Archetype AI is developing an innovative AI platform aimed at transforming real-world data into valuable insights. They are seeking a highly motivated backend engineer to architect and maintain distributed systems that support AI model inference and data services, collaborating closely with researchers and product teams.
Responsibilities:
- Architect, implement, and maintain distributed systems that support high-throughput, low-latency AI model inference and data services
- Partner with ML researchers and product teams to turn experimental models into production-grade services
- Continuously optimize performance across GPU clusters, cloud infrastructure, and backend systems
- Build tooling and observability to monitor system health, identify bottlenecks, and proactively resolve instability
- Introduce new techniques, architectures, and best practices to push the limits of scalability, efficiency, and reliability
- Own problems end-to-end—from design to deployment—with a strong bias toward quality, automation, and continuous improvement
- Balance rapid iteration on early-stage systems with long-term maintainability and architectural soundness
- Contribute to a culture of engineering excellence, mentorship, and team-first collaboration
Requirements:
- 5+ years of professional software engineering experience, with a focus on backend or distributed systems
- Deep understanding of distributed systems fundamentals—concurrency, consistency, replication, fault tolerance, networking
- Experience building and operating production-grade systems at scale in cloud environments (e.g., Azure, AWS, GCP)

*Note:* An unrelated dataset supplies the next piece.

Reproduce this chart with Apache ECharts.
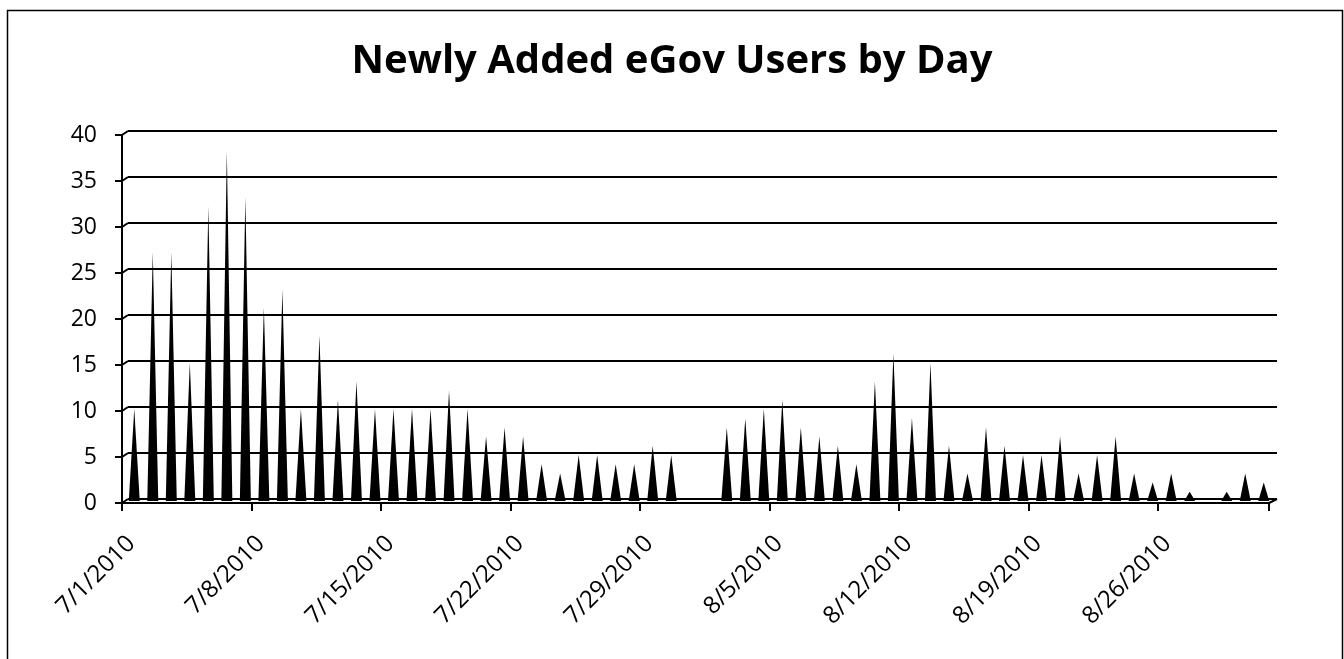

- Strong debugging, instrumentation, and observability skills across distributed systems
- Demonstrated ownership of complex technical problems and ability to learn and adapt quickly
- Proven track record of scaling systems through rapid growth and rebuilding or refactoring for new demands
- Proficiency in systems programming languages (e.g., Rust, C++) and scripting environments (e.g., Python)
- Experience designing internal tools or platforms to support developer productivity and experimentation
- Strong product intuition, and ability to collaborate closely with cross-functional teams including research and design
- Familiarity with modern ML stacks and hardware acceleration (e.g., PyTorch, CUDA)